Complicated Search Spaces with HyperOpt

I am currently trying to use HyperOpt with a CNN, but some of my architectural hyperparameters have complicated search spaces. When using the default random search for Ray Tune instead of HyperOpt, I can create functions for these search spaces and use tune.sample_from(func), but HyperOpt does not support functional search spaces and I am not able to figure out a way to create the desired search space using the other sampling functions available. For example, one of the hyperparameters is a list of values to be passed into the filter argument of Conv1D, but the length of the list is a random integer between 3 and 7 (representing the number of convolutional blocks) and the values should be nondecreasing and random powers of 2. Would you be able to tune such a hyperparameter using HyperOpt? Thank you!

1 Like

Hi @kevinli,

I thinkyou might be able to achieve something like this with some trickery.

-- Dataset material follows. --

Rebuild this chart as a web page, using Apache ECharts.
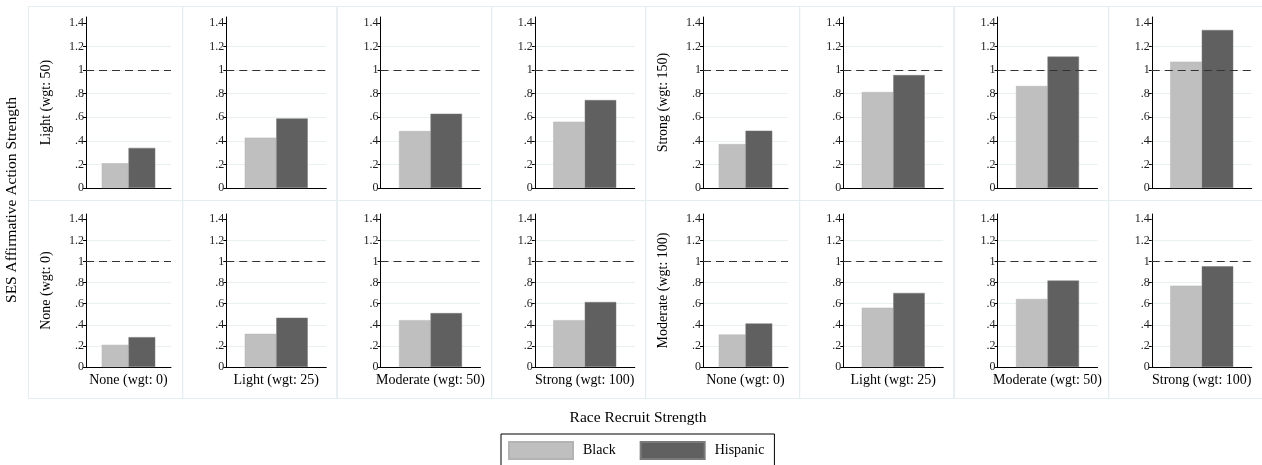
<!DOCTYPE html>
<html>
<head>
<meta charset="utf-8">
<script src="https://cdn.jsdelivr.net/npm/echarts@6/dist/echarts.min.js"></script>
<style>
  html, body { margin: 0; padding: 0; background: #fff; }
  #chart { width: 1262px; height: 465px; }
</style>
</head>
<body>
<div id="chart"></div>
<script>
// Race recruit strength levels (columns within each block)
const raceLevels = ['None (wgt: 0)', 'Light (wgt: 25)', 'Moderate (wgt: 50)', 'Strong (wgt: 100)'];
// SES affirmative action strength levels
const sesLevels = ['None (wgt: 0)', 'Light (wgt: 50)', 'Moderate (wgt: 100)', 'Strong (wgt: 150)'];

// Ratios by SES level (rows follow sesLevels, entries follow raceLevels)
const blackBySes = [
  [0.21, 0.314, 0.444, 0.444],
  [0.21, 0.427, 0.483, 0.562],
  [0.308, 0.562, 0.645, 0.771],
  [0.373, 0.814, 0.865, 1.071]
];
const hispanicBySes = [
  [0.283, 0.467, 0.511, 0.616],
  [0.34, 0.59, 0.63, 0.746],
  [0.413, 0.702, 0.819, 0.955],
  [0.486, 0.958, 1.114, 1.34]
];

// Which SES level sits in each block: [row][left block, right block]
const blockSes = [[1, 3], [0, 2]];

const tickValues = [0, 0.2, 0.4, 0.6, 0.8, 1, 1.2, 1.4];
const tickLabels = ['0', '.2', '.4', '.6', '.8', '1', '1.2', '1.4'];
const parityLevel = 1;

const serif = '"Liberation Serif", "DejaVu Serif", serif';
const chart = echarts.init(document.getElementById('chart'));

const grids = [], xAxes = [], yAxes = [], series = [], graphics = [];
const panelW = 154.25;
const rowBox = [{ y: 6, h: 194 }, { y: 200, h: 198 }];
const rowGrid = [{ top: 17, height: 171 }, { top: 214, height: 153 }];

for (let r = 0; r < 2; r++) {
  for (let c = 0; c < 8; c++) {
    const i = r * 8 + c;
    const block = c < 4 ? 0 : 1;
    const raceIdx = c % 4;
    const sesIdx = blockSes[r][block];
    const labelled = raceIdx === 0;
    const px = 28 + c * panelW;

    graphics.push({
      type: 'rect', silent: true, z: -1,
      shape: { x: Math.round(px) + 0.5, y: rowBox[r].y + 0.5, width: panelW, height: rowBox[r].h },
      style: { fill: 'none', stroke: '#e4edef', lineWidth: 1 }
    });

    grids.push({
      left: px + (labelled ? 58 : 44),
      width: labelled ? 85 : 100,
      top: rowGrid[r].top,
      height: rowGrid[r].height
    });

    xAxes.push({
      gridIndex: i, type: 'category', data: [raceLevels[raceIdx]],
      axisLine: { show: true, lineStyle: { color: '#000', width: 1 } },
      axisTick: { show: false },
      axisLabel: { show: r === 1, fontFamily: serif, fontSize: 14, color: '#000', margin: 6 },
      splitLine: { show: false }
    });

    yAxes.push({
      gridIndex: i, type: 'value', min: 0, max: 1.45, interval: 0.2,
      name: labelled ? sesLevels[sesIdx] : '',
      nameLocation: 'middle', nameRotate: 90, nameGap: 33,
      nameTextStyle: { fontFamily: serif, fontSize: 14, color: '#000' },
      axisLine: { show: true, lineStyle: { color: '#000', width: 1 } },
      axisTick: { show: true, length: 3, customValues: tickValues, lineStyle: { color: '#000' } },
      axisLabel: {
        customValues: tickValues, margin: 2, fontFamily: serif, fontSize: 12, color: '#222',
        formatter: v => {
          const k = tickValues.findIndex(t => Math.abs(t - v) < 1e-6);
          return k < 0 ? '' : tickLabels[k];
        }
      },
      splitLine: { show: true, showMinLine: false, showMaxLine: false, lineStyle: { color: '#e8f0f2', width: 1 } }
    });

    // dashed parity reference, drawn beneath the bars
    series.push({
      type: 'line', xAxisIndex: i, yAxisIndex: i, data: [], z: 1, silent: true,
      markLine: {
        silent: true, symbol: ['none', 'none'], label: { show: false },
        lineStyle: { type: [8, 5], color: '#333', width: 1.2 },
        data: [{ yAxis: parityLevel }]
      }
    });
    series.push({
      type: 'bar', name: 'Black', xAxisIndex: i, yAxisIndex: i, z: 3,
      data: [blackBySes[sesIdx][raceIdx]],
      barGap: 0, barCategoryGap: '37%',
      itemStyle: { color: '#bfbfbf', borderColor: '#b3b3b3', borderWidth: 0.5 }
    });
    series.push({
      type: 'bar', name: 'Hispanic', xAxisIndex: i, yAxisIndex: i, z: 3,
      data: [hispanicBySes[sesIdx][raceIdx]],
      barGap: 0, barCategoryGap: '37%',
      itemStyle: { color: '#606060', borderColor: '#7a7a7a', borderWidth: 0.5 }
    });
  }
}

graphics.push({
  type: 'text', silent: true, x: 12, y: 200, rotation: Math.PI / 2,
  style: { text: 'SES Affirmative Action Strength', font: '15.5px ' + serif, fill: '#000', align: 'center', verticalAlign: 'middle' }
});
graphics.push({
  type: 'text', silent: true, x: 638, y: 418,
  style: { text: 'Race Recruit Strength', font: '15.5px ' + serif, fill: '#000', align: 'center', verticalAlign: 'middle' }
});

chart.setOption({
  animation: false,
  backgroundColor: '#fff',
  grid: grids,
  xAxis: xAxes,
  yAxis: yAxes,
  series: series,
  graphic: graphics,
  legend: {
    data: ['Black', 'Hispanic'],
    selectedMode: false,
    left: 501, top: 434,
    icon: 'rect', itemWidth: 64, itemHeight: 17, itemGap: 24,
    padding: [7, 10, 6, 7],
    borderColor: '#000', borderWidth: 1,
    textStyle: { fontFamily: serif, fontSize: 14, color: '#000', padding: [0, 0, 0, 5] }
  }
});
</script>
</body>
</html>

Generally you’d have one variable that samples the length of the list. You will always sample the filter sizes for all possible filters, but ignore those with a too high index. For sampling non-decreasing powers of two, I’d suggest to sample a number between 0-4 or so indicating the additional power added by the filter. So something like this might work:

config = {
    "num_filters": tune.randint(3, 8),
    "filter_1": tune.randint(0, 4),
    "filter_2": tune.randint(0, 4),
    "filter_3": tune.randint(0, 4),
    "filter_4": tune.randint(0, 4),
    "filter_5": tune.randint(0, 4),
    "filter_6": tune.randint(0, 4),
    "filter_7": tune.randint(0, 4)

And in the trainable:

def train(config):
    num_filters = config["num__filters"]
    pwr = 0  # Maybe start with a higher pwr here
    for i in range(1, num_filters+1):
        additional_pwr = config[f"filter_{i}"]
        pwr += additional_pwr
        filter_size = 2**pwr
        # Create Conv1D with filter_size

(code untested)

This should be convertable to HyperOpt. Please note though that the sampled variables become dependent in this case (the filter size of the third layer also depends on the second and first layer). This might work with some optimization methods but not with others. I’m not an expert with Tree-Parzen estimators, but I’d advise you to check if the optimization method is still valid given these assumptions.

Thanks for the thorough response! This makes a lot of sense and I will definitely look into whether these assumptions will be valid for the optimization methods I use.